I found this post from the M.O.B. Society powerful and worth pondering on December 1st, 2010
Moth and Rust
I have four little boys who really don’t know anything about Christmas. They have no clue that Americans spend over 200 Billion dollars per year on Christmas gifts. They don’t know that most of their peers families will spend $800-$1000 on gifts, whether they can afford it or not. They would not complain if we gave them one 99 cent hotwheels car, and that’s it. Its a beautiful thing. It’s not going to last.
Christmas is about our God sending us a Savior in the form of a baby boy 2000+ years ago. They do know that. They do know the words and hand motions for “Away in a Manger”. They also know that it’s not just about His birth, it’s because he came to die. Even at 3, they knows these essential truths.
The battle for Christmas will begin to intensify this year to keep the focus of Christmas where it ought to be. We are blessed to have a wonderful extended family who love and are loved by our children. Naturally, they will all purchase the boys toys, and I don’t fault them for doing so, we will too. However, my boys are sinful, they were born that way. (Eph. 2:3, Psalm 51:5) They won’t need to be taught to love material things, that will come naturally.
So what do we do? There are a number of things that can be done to help curb the materialism that is Christmas in the United States. We could quit buying things for them at Christmas all together. We could demand that our extended families also exclude our children from the gift tradition. I personally know a christian family who has opted out of Christmas gifts. It’s a legitament consideration.
What are we going to do? Personally, we are choosing to address the sin in their hearts instead of trying to shield them from the temptation. Why? Because I don’t think it’s realistic to think that we will successfully shield their hearts from the temptation of materialism by opting out of gifts. The issue will not be avoided in our culture, it must be dealt with.
How do we address this difficult sin?
Once all the gifts are opened and the wrapping paper is in the trash, we are going to teach our boys about moths and rust.
“Do not store up for yourselves treasures on earth,where moth and rust destroy, and where thieves break in and steal.” Matt. 6:19
I plan to pile all of their new gifts in the center of the room and sit them down for a lesson. I am going to pick up that new dump truck they are drooling over and ask them where it will be when “they get big like daddy”. I will go get a broken toy from last years Christmas, one they no longer play with much, and show them that this old toy is now trash.
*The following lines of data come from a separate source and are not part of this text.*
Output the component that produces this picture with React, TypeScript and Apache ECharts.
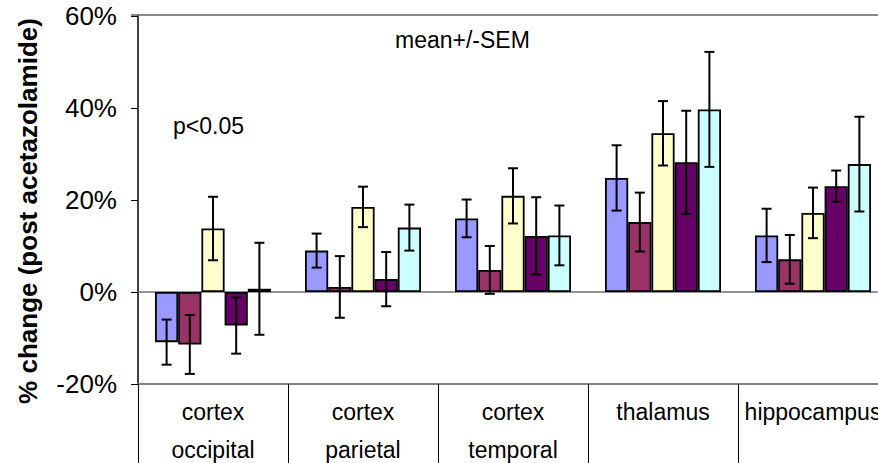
import React, { useEffect, useRef } from "react";
import * as echarts from "echarts";

const categories = ["cortex\noccipital", "cortex\nparietal", "cortex\ntemporal", "thalamus", "hippocampus"];
const seriesNames = ["Group 1", "Group 2", "Group 3", "Group 4", "Group 5"];
const seriesColors = ["#9999FF", "#993366", "#FFFFCC", "#660066", "#CCFFFF"];

const means1 = [-10.9, 9.0, 16.0, 24.8, 12.3];
const means2 = [-11.4, 1.1, 4.8, 15.2, 7.1];
const means3 = [13.8, 18.5, 20.9, 34.5, 17.2];
const means4 = [-7.3, 2.8, 12.2, 28.2, 23.0];
const means5 = [0.7, 14.0, 12.3, 39.7, 27.8];

const sem1 = [4.9, 3.7, 4.1, 7.1, 5.8];
const sem2 = [6.4, 6.7, 5.2, 6.4, 5.3];
const sem3 = [6.9, 4.4, 6.0, 7.0, 5.5];
const sem4 = [6.1, 5.9, 8.4, 11.2, 3.4];
const sem5 = [10.0, 5.0, 6.5, 12.5, 10.3];

const yTicks = [-20, 0, 20, 40, 60];

const FONT = "'Liberation Sans', Arial, Helvetica, sans-serif";
const CAT_GAP = 0.2267;

export default function App() {
  const ref = useRef<HTMLDivElement>(null);

  useEffect(() => {
    if (!ref.current) return;
    const chart = echarts.init(ref.current, undefined, { renderer: "svg" });
    const means = [means1, means2, means3, means4, means5];
    const sems = [sem1, sem2, sem3, sem4, sem5];

    const errData: number[][] = [];
    means.forEach((m, s) => {
      m.forEach((v, c) => {
        errData.push([c, s, v - sems[s][c], v + sems[s][c]]);
      });
    });

    const barSeries = means.map((m, s) => ({
      type: "bar",
      name: seriesNames[s],
      data: m,
      barGap: "0%",
      barCategoryGap: (CAT_GAP * 100).toFixed(2) + "%",
      itemStyle: { color: seriesColors[s], borderColor: "#000", borderWidth: 1.8 },
      z: 2,
      ...(s === 0
        ? {
            markLine: {
              silent: true,
              symbol: "none",
              label: { show: false },
              lineStyle: { color: "#707070", width: 1.5, type: "solid" },
              data: [{ yAxis: 0 }],
              z: 1,
            },
          }
        : {}),
    }));

    chart.setOption({
      animation: false,
      backgroundColor: "#fff",
      grid: {
        left: 138,
        top: 16,
        bottom: 79,
        right: -10,
        containLabel: false,
        outerBoundsMode: "none",
      },
      xAxis: {
        type: "category",
        data: categories,
        axisLine: { show: true, onZero: false, lineStyle: { color: "#808080", width: 2 } },
        axisTick: { show: true, length: 82, alignWithLabel: false, interval: 0, lineStyle: { color: "#000", width: 1 } },
        axisLabel: {
          interval: 0,
          fontSize: 23,
          lineHeight: 38,
          margin: 9,
          color: "#000",
          fontFamily: FONT,
        },
        splitLine: { show: false },
      },
      yAxis: {
        type: "value",
        min: yTicks[0],
        max: yTicks[yTicks.length - 1],
        interval: 20,
        axisLine: { show: true, lineStyle: { color: "#000", width: 1.5 } },
        axisTick: { show: true, length: 7, lineStyle: { color: "#000", width: 1 } },
        axisLabel: {
          formatter: "{value}%",
          fontSize: 26,
          margin: 21,
          color: "#000",
          fontFamily: FONT,
        },
        splitLine: { show: false },
      },
      series: [
        ...barSeries,
        {
          type: "custom",
          name: "SEM",
          data: errData,
          encode: { x: 0, y: [2, 3] },
          z: 5,
          renderItem: (params: any, api: any) => {
            const cat = api.value(0);
            const s = api.value(1);
            const lo = api.value(2);
            const hi = api.value(3);
            const band = api.size([1, 0])[0];
            const bw = (band * (1 - CAT_GAP)) / 5;
            const center = api.coord([cat, 0])[0];
            const x = center + (s - 2) * bw;
            const yLo = api.coord([cat, lo])[1];
            const yHi = api.coord([cat, hi])[1];
            const cap = 5;
            const style = { stroke: "#000", lineWidth: 2 };
            return {
              type: "group",
              children: [
                { type: "line", shape: { x1: x, y1: yLo, x2: x, y2: yHi }, style },
                { type: "line", shape: { x1: x - cap, y1: yLo, x2: x + cap, y2: yLo }, style },
                { type: "line", shape: { x1: x - cap, y1: yHi, x2: x + cap, y2: yHi }, style },
              ],
            };
          },
        },
      ],
      graphic: [
        {
          type: "line",
          shape: { x1: 131, y1: 15, x2: 878, y2: 15 },
          style: { stroke: "#8a8a8a", lineWidth: 2 },
          z: 0,
        },
        {
          type: "text",
          x: 28,
          y: 211,
          rotation: Math.PI / 2,
          style: {
            text: "% change (post acetazolamide)",
            font: `bold 26px ${FONT}`,
            fill: "#000",
            textAlign: "center",
            textVerticalAlign: "middle",
          },
        },
        {
          type: "text",
          x: 395,
          y: 40,
          style: {
            text: "mean+/-SEM",
            font: `23px ${FONT}`,
            fill: "#000",
            textAlign: "left",
            textVerticalAlign: "middle",
          },
        },
        {
          type: "text",
          x: 173,
          y: 126,
          style: {
            text: "p<0.05",
            font: `23px ${FONT}`,
            fill: "#000",
            textAlign: "left",
            textVerticalAlign: "middle",
          },
        },
      ],
    });

    return () => chart.dispose();
  }, []);

  return (
    <div
      ref={ref}
      style={{ position: "absolute", left: 0, top: 0, width: 878, height: 463, background: "#fff" }}
    />
  );
}
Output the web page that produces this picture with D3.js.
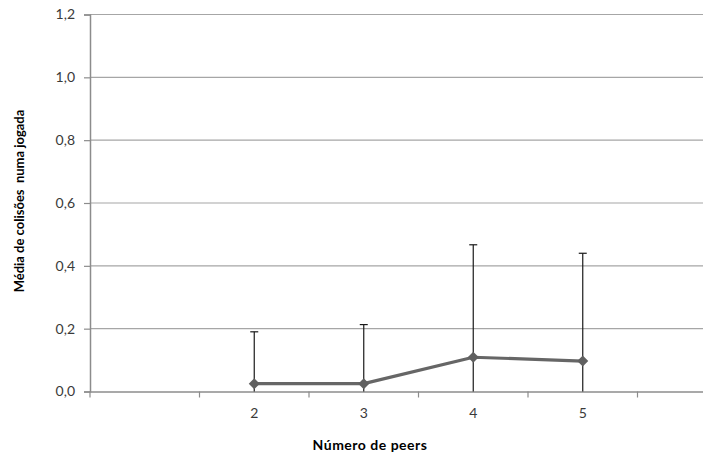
<!DOCTYPE html>
<html>
<head>
<meta charset="utf-8">
<script src="https://cdn.jsdelivr.net/npm/d3@7"></script>
<style>
    body { margin: 0; background: #fff; }
    svg { display: block; }
</style>
</head>
<body>
<div id="chart"></div>
<script>
// Données
const categories = ['1', '2', '3', '4', '5', '6'];
const tickLabels = ['', '2', '3', '4', '5', ''];
const peers = ['2', '3', '4', '5'];
const means = [0.025, 0.025, 0.109, 0.097];
const errors = [0.165, 0.188, 0.358, 0.343];
const yTicks = [0, 0.2, 0.4, 0.6, 0.8, 1.0, 1.2];

const width = 703;
const height = 459;
const plot = { left: 90, top: 14.5, bottom: 391.5, right: 747 };

const svg = d3.select('#chart')
    .append('svg')
    .attr('width', width)
    .attr('height', height);

const font = 'Lato, "Open Sans", sans-serif';

const xScale = d3.scaleBand()
    .domain(categories)
    .range([plot.left, plot.right]);

const yScale = d3.scaleLinear()
    .domain([0, 1.2])
    .range([plot.bottom, plot.top]);

// Grille horizontale
svg.append('g')
    .selectAll('line')
    .data(yTicks.slice(1))
    .enter()
    .append('line')
    .attr('x1', plot.left)
    .attr('x2', plot.right)
    .attr('y1', d => yScale(d))
    .attr('y2', d => yScale(d))
    .attr('stroke', '#a6a6a6')
    .attr('stroke-width', 1.2);

// Axe Y
const yAxis = svg.append('g')
    .attr('transform', `translate(${plot.left},0)`)
    .call(d3.axisLeft(yScale)
        .tickValues(yTicks)
        .tickSize(6)
        .tickPadding(9)
        .tickFormat(d => d3.format('.1f')(d).replace('.', ',')));

// Axe X (graduations entre les catégories)
const xAxis = svg.append('g')
    .attr('transform', `translate(0,${plot.bottom})`)
    .call(d3.axisBottom(xScale)
        .tickSize(0)
        .tickPadding(17)
        .tickFormat((d, i) => tickLabels[i]));

xAxis.selectAll('.tick-sep')
    .data(categories)
    .enter()
    .append('line')
    .attr('class', 'tick-sep')
    .attr('x1', d => xScale(d))
    .attr('x2', d => xScale(d))
    .attr('y1', 0)
    .attr('y2', 6);

[yAxis, xAxis].forEach(ax => {
    ax.select('.domain').attr('stroke', '#8c8c8c').attr('stroke-width', 1.5);
    ax.selectAll('line').attr('stroke', '#8c8c8c').attr('stroke-width', 1.2);
    ax.selectAll('text')
        .style('font-family', font)
        .style('font-size', '14px')
        .style('fill', '#3a3a3a');
});

const cx = d => xScale(d) + xScale.bandwidth() / 2;
const series = peers.map((p, i) => ({ p, m: means[i], e: errors[i] }));

// Barres d'erreur
const err = svg.append('g');
err.selectAll('.err-line')
    .data(series)
    .enter()
    .append('line')
    .attr('x1', d => cx(d.p))
    .attr('x2', d => cx(d.p))
    .attr('y1', d => yScale(Math.max(0, d.m - d.e)))
    .attr('y2', d => yScale(d.m + d.e))
    .attr('stroke', '#1a1a1a')
    .attr('stroke-width', 1.2);

err.selectAll('.err-cap')
    .data(series)
    .enter()
    .append('line')
    .attr('x1', d => cx(d.p) - 4)
    .attr('x2', d => cx(d.p) + 4)
    .attr('y1', d => yScale(d.m + d.e))
    .attr('y2', d => yScale(d.m + d.e))
    .attr('stroke', '#1a1a1a')
    .attr('stroke-width', 1.2);

// Ligne
const line = d3.line()
    .x(d => cx(d.p))
    .y(d => yScale(d.m));

svg.append('path')
    .datum(series)
    .attr('d', line)
    .attr('fill', 'none')
    .attr('stroke', '#666666')
    .attr('stroke-width', 3.2)
    .attr('stroke-linejoin', 'round');

// Marqueurs en losange
svg.selectAll('.marker')
    .data(series)
    .enter()
    .append('path')
    .attr('class', 'marker')
    .attr('transform', d => `translate(${cx(d.p)},${yScale(d.m)})`)
    .attr('d', 'M0,-5.5L5.5,0L0,5.5L-5.5,0Z')
    .attr('fill', '#606060');

// Titres des axes
svg.append('text')
    .attr('x', 370)
    .attr('y', 450)
    .style('text-anchor', 'middle')
    .style('font-family', font)
    .style('font-weight', 'bold')
    .style('font-size', '14px')
    .style('letter-spacing', '0.5px')
    .style('fill', '#000')
    .text('Número de peers');

svg.append('text')
    .attr('transform', 'translate(24,201) rotate(-90)')
    .style('text-anchor', 'middle')
    .style('font-family', font)
    .style('font-weight', 'bold')
    .style('font-size', '13px')
    .style('fill', '#000')
    .style('white-space', 'pre')
    .text('Média de colisões  numa jogada');
</script>
</body>
</html>
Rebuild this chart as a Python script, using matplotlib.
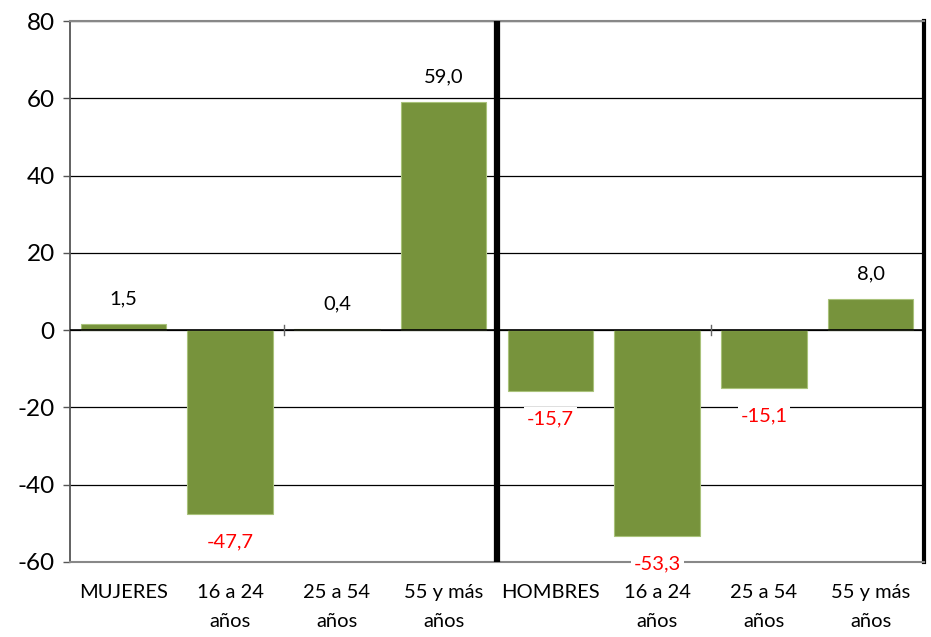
import matplotlib.pyplot as plt

categories = ["MUJERES", "16 a 24\naños", "25 a 54\naños", "55 y más\naños",
              "HOMBRES", "16 a 24\naños", "25 a 54\naños", "55 y más\naños"]
values = [1.5, -47.7, 0.4, 59.0, -15.7, -53.3, -15.1, 8.0]
yticks = [-60, -40, -20, 0, 20, 40, 60, 80]

plt.rcParams['font.family'] = ['Lato', 'DejaVu Sans']

fig = plt.figure(figsize=(9.31, 6.37), dpi=100)
ax = fig.add_axes([70 / 931, 1 - 562 / 637, 854 / 931, 541 / 637])

x = list(range(len(categories)))
ax.bar(x, values, width=0.8, color="#77933C", edgecolor="#a9c27a", linewidth=0.8, zorder=3)

ax.set_xlim(-0.5, 7.5)
ax.set_ylim(-60, 80)
ax.set_yticks(yticks)
ax.set_yticklabels([str(v) for v in yticks], fontsize=17.5)
ax.grid(axis="y", color="black", linewidth=0.9, zorder=1)
ax.axhline(0, color="black", linewidth=1.2, zorder=4)

ax.set_xticks(x)
ax.set_xticklabels(categories, fontsize=14.5, linespacing=1.85, va="top")
ax.tick_params(axis="x", length=0, pad=16)
ax.tick_params(axis="y", length=5, width=1, color="#555555", pad=6)

# small tick marks on the zero line
for xt in [1.5, 5.5]:
    ax.plot([xt, xt], [-1.3, 1.3], color="#666666", linewidth=1, zorder=5)

for sp in ["top", "bottom"]:
    ax.spines[sp].set_color("#888888")
    ax.spines[sp].set_linewidth(1.5)
ax.spines["left"].set_color("#555555")
ax.spines["left"].set_linewidth(1.3)
ax.spines["right"].set_color("black")
ax.spines["right"].set_linewidth(3)

# divider between groups
ax.axvline(3.5, color="black", linewidth=4.5, zorder=6)

for xi, v in zip(x, values):
    label = f"{v:.1f}".replace(".", ",")
    if v >= 0:
        ax.annotate(label, (xi, v), xytext=(0, 18), textcoords="offset points",
                    ha="center", va="center", fontsize=14.5, color="black", zorder=7)
    else:
        ax.annotate(label, (xi, v), xytext=(0, -20), textcoords="offset points",
                    ha="center", va="center", fontsize=14.5, color="red", zorder=7,
                    bbox=dict(facecolor="white", edgecolor="none", pad=2))

fig.savefig("out.png", dpi=100)
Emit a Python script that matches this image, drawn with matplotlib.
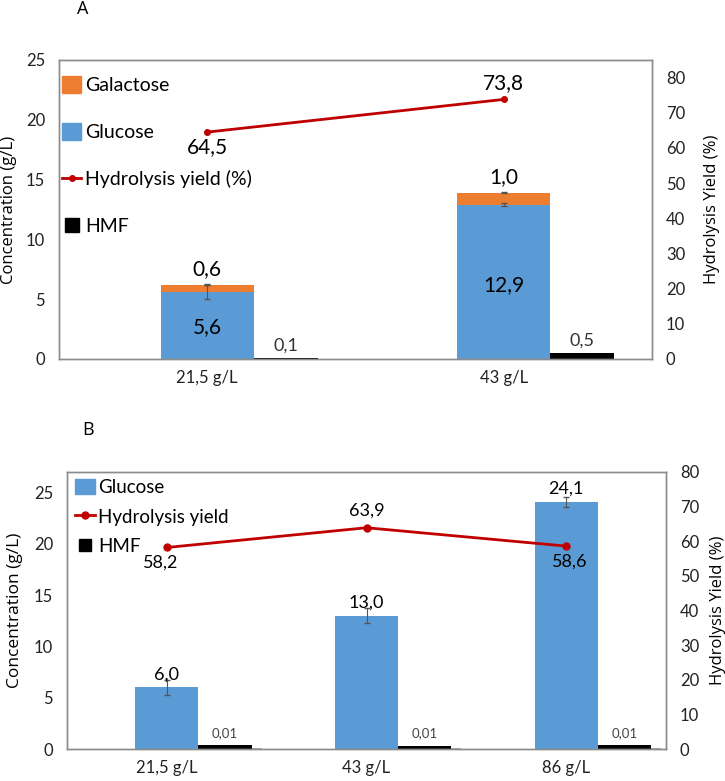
import numpy as np
from matplotlib import pyplot as plt
from matplotlib.patches import Patch
from matplotlib.lines import Line2D

plt.rcParams['font.family'] = ['Lato', 'DejaVu Sans']

# Panel A data
cats_a = ['21,5 g/L', '43 g/L']
glucose_a = [5.6, 12.9]
galactose_a = [0.6, 1.0]
hmf_a = [0.1, 0.5]
glucose_a_err = [0.55, 0.12]
galactose_a_err = [0.05, 0.05]
yield_a = [64.5, 73.8]

# Panel B data
cats_b = ['21,5 g/L', '43 g/L', '86 g/L']
glucose_b = [6.0, 13.0, 24.1]
glucose_b_err = [0.75, 0.7, 0.5]
hmf_b = [0.35, 0.28, 0.38]          # bar heights as drawn
hmf_b_text = ['0,01', '0,01', '0,01']
yield_b = [58.2, 63.9, 58.6]

blue = '#5B9BD5'
orange = '#ED7D31'
red = '#C00000'
spine_col = '#8c8c8c'
lab_font = ['Open Sans', 'DejaVu Sans']

fig = plt.figure(figsize=(7.25, 7.81), dpi=100)


def style(ax, ax2):
    for a in (ax, ax2):
        for s in a.spines.values():
            s.set_color(spine_col)
            s.set_linewidth(1.0)
        a.tick_params(length=0, labelsize=12, colors='#222222')
    ax.tick_params(axis='y', pad=10)
    ax2.tick_params(axis='y', pad=10)
    ax.tick_params(axis='x', pad=8)


def fmt(v, nd=1):
    return f'{v:.{nd}f}'.replace('.', ',')


# ---------------- Panel A ----------------
axA = fig.add_axes([59/725, 1-359/781, 593/725, 299/781])
xa = np.arange(len(cats_a))
wg = 0.314
wh = 0.215
axA.bar(xa, glucose_a, wg, color=blue, zorder=2)
axA.errorbar(xa, glucose_a, yerr=glucose_a_err, fmt='none', ecolor='#555555',
             elinewidth=0.8, capsize=2, zorder=3)
axA.bar(xa, galactose_a, wg, bottom=glucose_a, color=orange, zorder=2)
tops_a = np.array(glucose_a) + np.array(galactose_a)
axA.errorbar(xa, tops_a, yerr=galactose_a_err, fmt='none', ecolor='#555555',
             elinewidth=0.8, capsize=2, zorder=3)
axA.bar(xa + wg/2 + wh/2, hmf_a, wh, color='black', zorder=2)
axA.set_xlim(-0.5, 1.5)
axA.set_ylim(0, 25)
axA.set_yticks([0, 5, 10, 15, 20, 25])
axA.set_xticks(xa)
axA.set_xticklabels(cats_a)
axA.set_ylabel('Concentration (g/L)', fontsize=12, family=lab_font)
axA.yaxis.set_label_coords(-0.07, 0.5)

for i in range(len(xa)):
    axA.text(xa[i], glucose_a[i]*0.48, fmt(glucose_a[i]), ha='center', va='center', fontsize=15)
    axA.text(xa[i], tops_a[i] + 1.3, fmt(galactose_a[i]), ha='center', va='center', fontsize=15)
    axA.text(xa[i] + wg/2 + wh/2, hmf_a[i] + 1.0, fmt(hmf_a[i]), ha='center', va='center',
             fontsize=13, color='#333333')

axA2 = axA.twinx()
axA2.plot(xa, yield_a, '-o', color=red, lw=2, ms=4, zorder=4)
axA2.set_ylim(0, 85)
axA2.set_yticks(np.arange(0, 81, 10))
axA2.set_ylabel('Hydrolysis Yield (%)', fontsize=12, family=lab_font)
axA2.yaxis.set_label_coords(1.088, 0.5)
axA2.text(xa[0], yield_a[0] - 4.3, fmt(yield_a[0]), ha='center', va='center', fontsize=15)
axA2.text(xa[1], yield_a[1] + 4.6, fmt(yield_a[1]), ha='center', va='center', fontsize=15)
style(axA, axA2)

handles_a = [Patch(color=orange), Patch(color=blue),
             Line2D([], [], color=red, marker='o', ms=4, lw=2),
             Line2D([], [], color='black', marker='s', ms=10, lw=0)]
axA.legend(handles_a, ['Galactose', 'Glucose', 'Hydrolysis yield (%)', 'HMF'],
           loc='upper left', bbox_to_anchor=(0.005, 0.945), frameon=False, fontsize=14,
           handlelength=1.0, handleheight=0.9, handletextpad=0.2, labelspacing=1.5,
           borderaxespad=0, borderpad=0)
fig.text(83/725, 1-9/781, 'A', fontsize=13, family=lab_font, ha='center', va='center')

# ---------------- Panel B ----------------
axB = fig.add_axes([67/725, 1-749/781, 599/725, 277/781])
xb = np.arange(len(cats_b))
wg = 0.317
wh = 0.267
axB.bar(xb, glucose_b, wg, color=blue, zorder=2)
axB.errorbar(xb, glucose_b, yerr=glucose_b_err, fmt='none', ecolor='#555555',
             elinewidth=0.8, capsize=2, zorder=3)
axB.bar(xb + wg/2 + wh/2, hmf_b, wh, color='black', zorder=2)
axB.bar(xb + wg/2 + wh + 0.025, [0.08]*3, 0.05, color='#aaaaaa', zorder=2)
axB.set_xlim(-0.5, 2.5)
axB.set_ylim(0, 27)
axB.set_yticks([0, 5, 10, 15, 20, 25])
axB.set_xticks(xb)
axB.set_xticklabels(cats_b)
axB.set_ylabel('Concentration (g/L)', fontsize=12.5, family=lab_font)
axB.yaxis.set_label_coords(-0.073, 0.5)
for i in range(len(xb)):
    axB.text(xb[i], glucose_b[i] + 1.25, fmt(glucose_b[i]), ha='center', va='center', fontsize=13)
    axB.text(xb[i] + wg/2 + wh/2, 1.55, hmf_b_text[i], ha='center', va='center',
             fontsize=9.5, color='#444444')

axB2 = axB.twinx()
axB2.plot(xb, yield_b, '-o', color=red, lw=2, ms=5, zorder=4)
axB2.set_ylim(0, 80)
axB2.set_yticks(np.arange(0, 81, 10))
axB2.set_ylabel('Hydrolysis Yield (%)', fontsize=12, family=lab_font)
axB2.yaxis.set_label_coords(1.074, 0.5)
axB2.text(xb[0] - 0.03, yield_b[0] - 4.4, fmt(yield_b[0]), ha='center', va='center', fontsize=13)
axB2.text(xb[1], yield_b[1] + 4.9, fmt(yield_b[1]), ha='center', va='center', fontsize=13)
axB2.text(xb[2] + 0.02, yield_b[2] - 4.4, fmt(yield_b[2]), ha='center', va='center', fontsize=13)
style(axB, axB2)

handles_b = [Patch(color=blue), Line2D([], [], color=red, marker='o', ms=5, lw=2),
             Line2D([], [], color='black', marker='s', ms=9, lw=0)]
axB.legend(handles_b, ['Glucose', 'Hydrolysis yield', 'HMF'],
           loc='upper left', bbox_to_anchor=(0.013, 0.975), frameon=False, fontsize=13.5,
           handlelength=1.1, handleheight=0.9, handletextpad=0.15, labelspacing=0.65,
           borderaxespad=0, borderpad=0)
fig.text(88/725, 1-430/781, 'B', fontsize=13, family=lab_font, ha='center', va='center')

fig.savefig('out.png', dpi=100)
I am going to use any tool I can think of to drill an essential idea into their little heads: “Do NOT store up treasures on earth…”
I want them to enjoy their new toys, and I will encourage them to thank God for the wonderful gifts they receive. But moms, our boys have got to realize that the things of this world are temporary. We don’t get to take any of it with us, not even the clothes on our backs. “Naked I came from my mother’s womb, And naked I shall return there.”